=== WRITTEN PROBLEM ===
Locate each line of the material that contains "this", then return it.

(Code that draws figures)
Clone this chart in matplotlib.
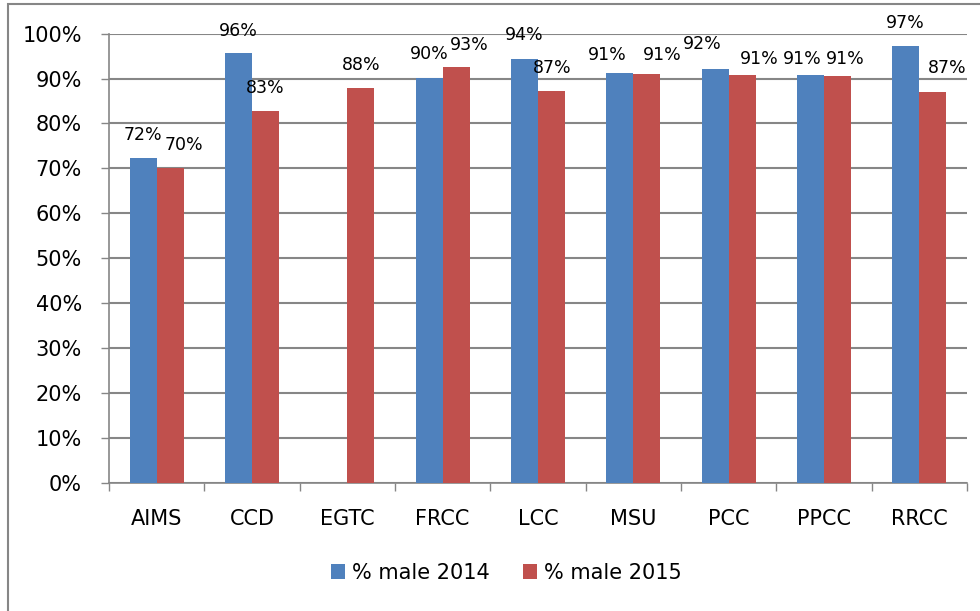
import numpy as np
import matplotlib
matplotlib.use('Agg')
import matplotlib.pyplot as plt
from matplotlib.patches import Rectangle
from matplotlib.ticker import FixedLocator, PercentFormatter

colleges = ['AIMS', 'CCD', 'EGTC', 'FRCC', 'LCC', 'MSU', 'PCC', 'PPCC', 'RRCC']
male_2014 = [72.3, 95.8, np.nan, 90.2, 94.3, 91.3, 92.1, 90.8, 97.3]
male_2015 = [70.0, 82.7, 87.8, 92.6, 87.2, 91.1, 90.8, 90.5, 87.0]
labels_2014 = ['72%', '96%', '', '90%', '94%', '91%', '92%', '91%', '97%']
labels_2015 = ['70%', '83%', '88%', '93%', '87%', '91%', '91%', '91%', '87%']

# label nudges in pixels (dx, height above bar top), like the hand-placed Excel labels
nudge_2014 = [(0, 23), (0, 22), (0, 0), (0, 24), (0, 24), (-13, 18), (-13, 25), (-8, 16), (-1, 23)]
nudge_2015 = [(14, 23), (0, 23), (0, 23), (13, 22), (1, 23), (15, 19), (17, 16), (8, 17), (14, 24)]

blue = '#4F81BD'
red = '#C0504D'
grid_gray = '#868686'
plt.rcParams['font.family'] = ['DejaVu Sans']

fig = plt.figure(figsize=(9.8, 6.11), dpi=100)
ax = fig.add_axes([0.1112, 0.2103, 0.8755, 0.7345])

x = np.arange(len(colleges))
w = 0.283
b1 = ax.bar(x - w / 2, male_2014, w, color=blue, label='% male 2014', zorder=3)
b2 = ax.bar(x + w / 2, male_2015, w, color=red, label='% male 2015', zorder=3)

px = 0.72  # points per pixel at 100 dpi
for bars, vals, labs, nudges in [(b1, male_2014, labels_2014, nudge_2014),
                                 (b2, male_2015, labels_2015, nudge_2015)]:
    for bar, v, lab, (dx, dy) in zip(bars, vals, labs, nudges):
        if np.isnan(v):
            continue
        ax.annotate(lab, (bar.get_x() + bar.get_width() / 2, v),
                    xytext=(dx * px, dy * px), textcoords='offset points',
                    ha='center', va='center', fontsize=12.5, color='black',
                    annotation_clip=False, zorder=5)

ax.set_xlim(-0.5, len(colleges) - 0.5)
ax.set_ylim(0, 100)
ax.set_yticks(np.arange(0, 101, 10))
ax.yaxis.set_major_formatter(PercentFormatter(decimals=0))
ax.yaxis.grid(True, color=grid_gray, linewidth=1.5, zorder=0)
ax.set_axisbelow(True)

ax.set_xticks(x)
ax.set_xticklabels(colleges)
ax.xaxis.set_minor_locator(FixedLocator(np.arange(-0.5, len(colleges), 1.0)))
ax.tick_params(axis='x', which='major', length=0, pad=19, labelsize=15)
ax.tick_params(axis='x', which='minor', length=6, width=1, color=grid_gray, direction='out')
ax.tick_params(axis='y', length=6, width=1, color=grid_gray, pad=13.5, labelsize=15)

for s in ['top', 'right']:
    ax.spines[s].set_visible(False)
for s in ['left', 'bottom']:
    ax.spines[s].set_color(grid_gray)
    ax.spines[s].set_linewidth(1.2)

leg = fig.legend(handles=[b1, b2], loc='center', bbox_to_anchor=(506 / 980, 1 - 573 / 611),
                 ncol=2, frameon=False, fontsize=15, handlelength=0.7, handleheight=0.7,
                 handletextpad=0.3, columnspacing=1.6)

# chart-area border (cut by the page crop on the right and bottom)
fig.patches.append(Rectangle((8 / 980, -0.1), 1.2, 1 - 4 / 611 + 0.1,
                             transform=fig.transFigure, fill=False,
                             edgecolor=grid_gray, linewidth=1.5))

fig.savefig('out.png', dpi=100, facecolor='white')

---

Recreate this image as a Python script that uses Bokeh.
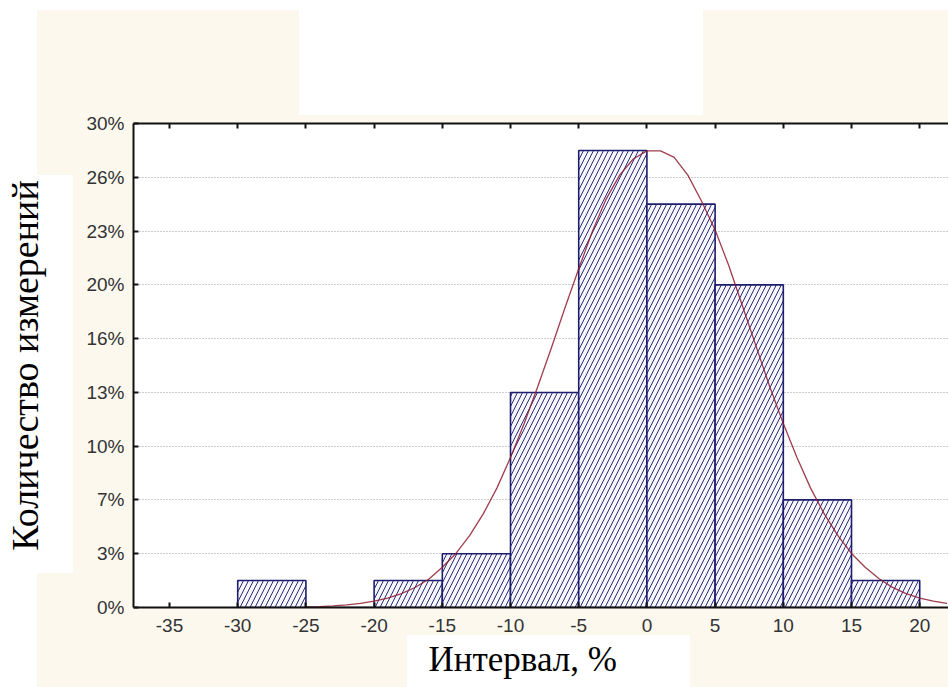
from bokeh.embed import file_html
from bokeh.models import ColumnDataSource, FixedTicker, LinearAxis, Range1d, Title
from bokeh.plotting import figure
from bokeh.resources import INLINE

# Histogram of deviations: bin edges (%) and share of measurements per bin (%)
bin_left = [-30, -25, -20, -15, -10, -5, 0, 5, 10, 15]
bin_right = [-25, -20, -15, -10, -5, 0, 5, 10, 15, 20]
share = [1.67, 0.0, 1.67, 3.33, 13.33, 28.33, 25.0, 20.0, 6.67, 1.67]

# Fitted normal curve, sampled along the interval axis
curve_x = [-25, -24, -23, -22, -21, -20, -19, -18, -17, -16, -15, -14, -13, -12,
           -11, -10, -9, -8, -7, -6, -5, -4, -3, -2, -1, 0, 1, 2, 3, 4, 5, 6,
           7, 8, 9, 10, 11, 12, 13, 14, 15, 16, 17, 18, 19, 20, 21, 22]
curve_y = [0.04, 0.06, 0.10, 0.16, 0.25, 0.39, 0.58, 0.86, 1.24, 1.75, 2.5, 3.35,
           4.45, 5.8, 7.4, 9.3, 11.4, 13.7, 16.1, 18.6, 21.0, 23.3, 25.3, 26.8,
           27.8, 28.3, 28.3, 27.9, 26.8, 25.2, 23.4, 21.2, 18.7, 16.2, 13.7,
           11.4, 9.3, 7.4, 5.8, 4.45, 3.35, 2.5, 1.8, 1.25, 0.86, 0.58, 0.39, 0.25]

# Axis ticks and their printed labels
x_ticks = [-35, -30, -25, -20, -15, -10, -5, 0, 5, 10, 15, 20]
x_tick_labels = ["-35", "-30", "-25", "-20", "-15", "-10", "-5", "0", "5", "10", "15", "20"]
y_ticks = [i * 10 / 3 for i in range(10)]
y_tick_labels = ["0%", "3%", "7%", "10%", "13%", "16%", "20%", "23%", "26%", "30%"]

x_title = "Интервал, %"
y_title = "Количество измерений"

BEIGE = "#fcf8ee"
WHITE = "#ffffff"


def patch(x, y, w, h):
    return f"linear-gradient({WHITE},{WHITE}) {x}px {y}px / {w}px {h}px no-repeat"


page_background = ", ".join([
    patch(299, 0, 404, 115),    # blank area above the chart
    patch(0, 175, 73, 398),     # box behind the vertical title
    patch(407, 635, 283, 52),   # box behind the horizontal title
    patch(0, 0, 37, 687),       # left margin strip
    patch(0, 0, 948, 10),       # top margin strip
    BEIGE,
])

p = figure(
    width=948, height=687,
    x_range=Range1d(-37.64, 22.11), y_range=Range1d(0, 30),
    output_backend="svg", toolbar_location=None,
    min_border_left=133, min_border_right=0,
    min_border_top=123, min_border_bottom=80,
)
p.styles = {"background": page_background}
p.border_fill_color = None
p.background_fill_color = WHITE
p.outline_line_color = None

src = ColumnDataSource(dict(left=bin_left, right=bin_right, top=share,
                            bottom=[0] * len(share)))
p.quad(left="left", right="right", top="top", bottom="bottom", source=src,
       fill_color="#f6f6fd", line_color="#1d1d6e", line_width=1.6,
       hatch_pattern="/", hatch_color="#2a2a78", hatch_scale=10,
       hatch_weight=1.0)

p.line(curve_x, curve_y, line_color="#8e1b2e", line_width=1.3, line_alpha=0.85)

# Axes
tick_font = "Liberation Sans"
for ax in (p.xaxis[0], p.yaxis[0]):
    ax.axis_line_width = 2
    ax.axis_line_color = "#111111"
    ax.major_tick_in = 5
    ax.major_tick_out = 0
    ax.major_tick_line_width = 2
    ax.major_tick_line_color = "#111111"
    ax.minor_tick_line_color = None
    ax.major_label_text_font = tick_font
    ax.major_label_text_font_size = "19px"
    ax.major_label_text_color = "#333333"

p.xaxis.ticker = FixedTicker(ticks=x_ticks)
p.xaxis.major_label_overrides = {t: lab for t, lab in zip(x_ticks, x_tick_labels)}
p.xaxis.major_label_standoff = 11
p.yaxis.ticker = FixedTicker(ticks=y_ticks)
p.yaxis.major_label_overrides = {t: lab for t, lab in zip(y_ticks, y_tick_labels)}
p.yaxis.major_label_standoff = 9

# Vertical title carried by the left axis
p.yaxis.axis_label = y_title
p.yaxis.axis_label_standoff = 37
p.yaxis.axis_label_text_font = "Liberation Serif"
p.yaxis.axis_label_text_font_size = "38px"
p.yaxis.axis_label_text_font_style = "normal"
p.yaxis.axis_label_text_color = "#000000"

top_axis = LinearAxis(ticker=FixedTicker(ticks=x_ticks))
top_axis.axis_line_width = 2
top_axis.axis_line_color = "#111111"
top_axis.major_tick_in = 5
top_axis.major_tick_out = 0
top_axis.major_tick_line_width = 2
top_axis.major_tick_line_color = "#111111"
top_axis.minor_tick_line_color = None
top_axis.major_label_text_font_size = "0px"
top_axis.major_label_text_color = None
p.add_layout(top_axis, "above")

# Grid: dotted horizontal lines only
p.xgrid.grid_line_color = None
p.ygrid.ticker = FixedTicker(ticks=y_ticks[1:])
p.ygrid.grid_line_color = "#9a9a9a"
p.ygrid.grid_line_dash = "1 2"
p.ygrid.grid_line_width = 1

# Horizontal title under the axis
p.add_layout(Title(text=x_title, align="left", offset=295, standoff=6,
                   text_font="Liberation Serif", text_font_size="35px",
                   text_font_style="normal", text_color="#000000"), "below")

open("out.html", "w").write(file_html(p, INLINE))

=== TASK RESULT ===
Clone this chart in matplotlib.
Recreate this image as a Python script that uses Bokeh.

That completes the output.